Although the good news is that Australia kicked out a Chinese billionaire and Chinese investment is now slowing in favour of Europe and South-East Asia.
Or as KPMG puts it, “Chinese investors now have an increasing concern around transparency of regulations, high costs and their continued perception of being unwelcome as reflected by negative Australian media coverage.”
And the majority Coalition Government has started to flex its muscles over infrastructure ownership and control including telecommunications, electricity, gas, water and ports. That list soon could be expanded to military supply, transport, roads, mining, agriculture, horticulture and much more – as President Trump is promising as well.
(Note I do not live in Oz – as much as I wish I could – so forgive me for a rapid summary of major Oz newspaper headlines this year).
The Tech War is not just about cybersecurity.
On the surface, it is about the fear that Chinese made consumer electronics (a.k.a. Huawei) could be feeding personal data the CCP.
It is fundamentally about the potential to tip the balance of world economic power from the USA (and its allies the West) to China (the East).
We all know what the US ‘Entities list’ has done for Huawei’s business here – killed it. Well, whether Huawei was spying or not for China is now immaterial. Throw enough mud and some sticks.
It is Huawei’s response that makes you wonder if it did not want a very public bloody nose to enable it to pursue a different path to other global smartphone makers.
Huawei’s CEO Ren Zhengfei said that the company can survive without the United States and has dismissed Washington’s campaign against it as ineffective. “We can survive very well without the U.S. The China-U.S. trade talks are not something I’m concerned with.”
It is now free of US technology constraints and with significant public sympathy (at least from the Asian bloc).
For example, as a stopgap measure, it will use free public domain Android (not Google Android or services – GadgetGuy article here). It has launched its own Browser, Voice Assistant and expanded AppGallery with 45,000+ apps including alternatives to all Google Apps (that buyers could not use in China anyway).
Next, we see it developing HarmonyOS to replace Android. Sure, it will not be ready for some time but will underpin all its Chinese devices. And it and Alibaba are collaborating to make AliOS (reported a HarmonyOS clone) the standard for China and its Eastern bloc.
Scratch any reliance on Google and offer the world’s largest smartphone market (and we venture every other eastern bloc country) as a non-US alternative.
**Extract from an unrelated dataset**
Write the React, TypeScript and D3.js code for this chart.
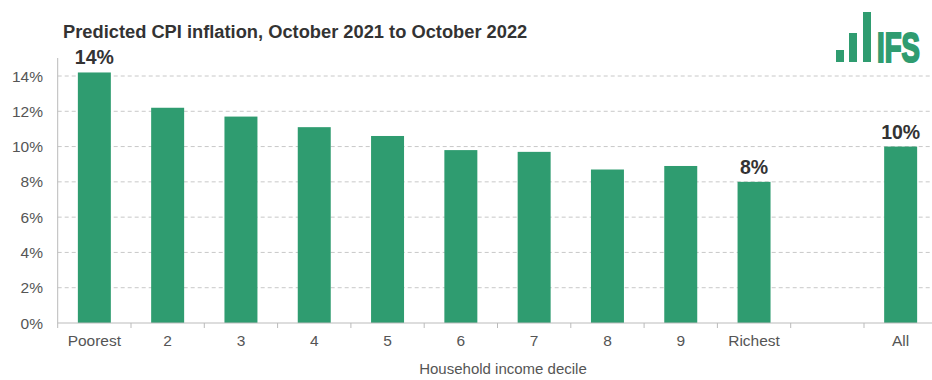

This has the potential to kill a large portion of Google’s revenue and any hope of global standards for Android and iOS mobile phone operating systems.
Already Huawei has moved to Chinese suppliers (or invested in them) for LCD and OLED screens, China-made Xensation toughened glass (like Gorilla Glass) and pretty well every other component needed for a smartphone. There are big grey clouds over the Intellectual Property (IP) – whether it has been homegrown, reverse engineered or stolen. But mark my words – such IP does not happen overnight as it appears to have. That potentially violates every tenet of copyright and honourable trading.
Then there is the fact that Huawei can no longer use ARM-based technology. ARM powers 100% of the world’s smartphones. Huawei can use ARM for it’s recent Kirin 990 (Mate 30/Pro), and it can regurgitate older ARM chips, but pretty soon it must ‘clean-room’ develop an alternative architecture. That is a huge task but where better to try than on Chinese guinea-pigs.
Analysts say that it would be almost impossible to stop Huawei using ‘architecture extensions’ – add-ons that it develops for currently licensed ARM chips while it develops core logic to run HarmonyOS and AliOS.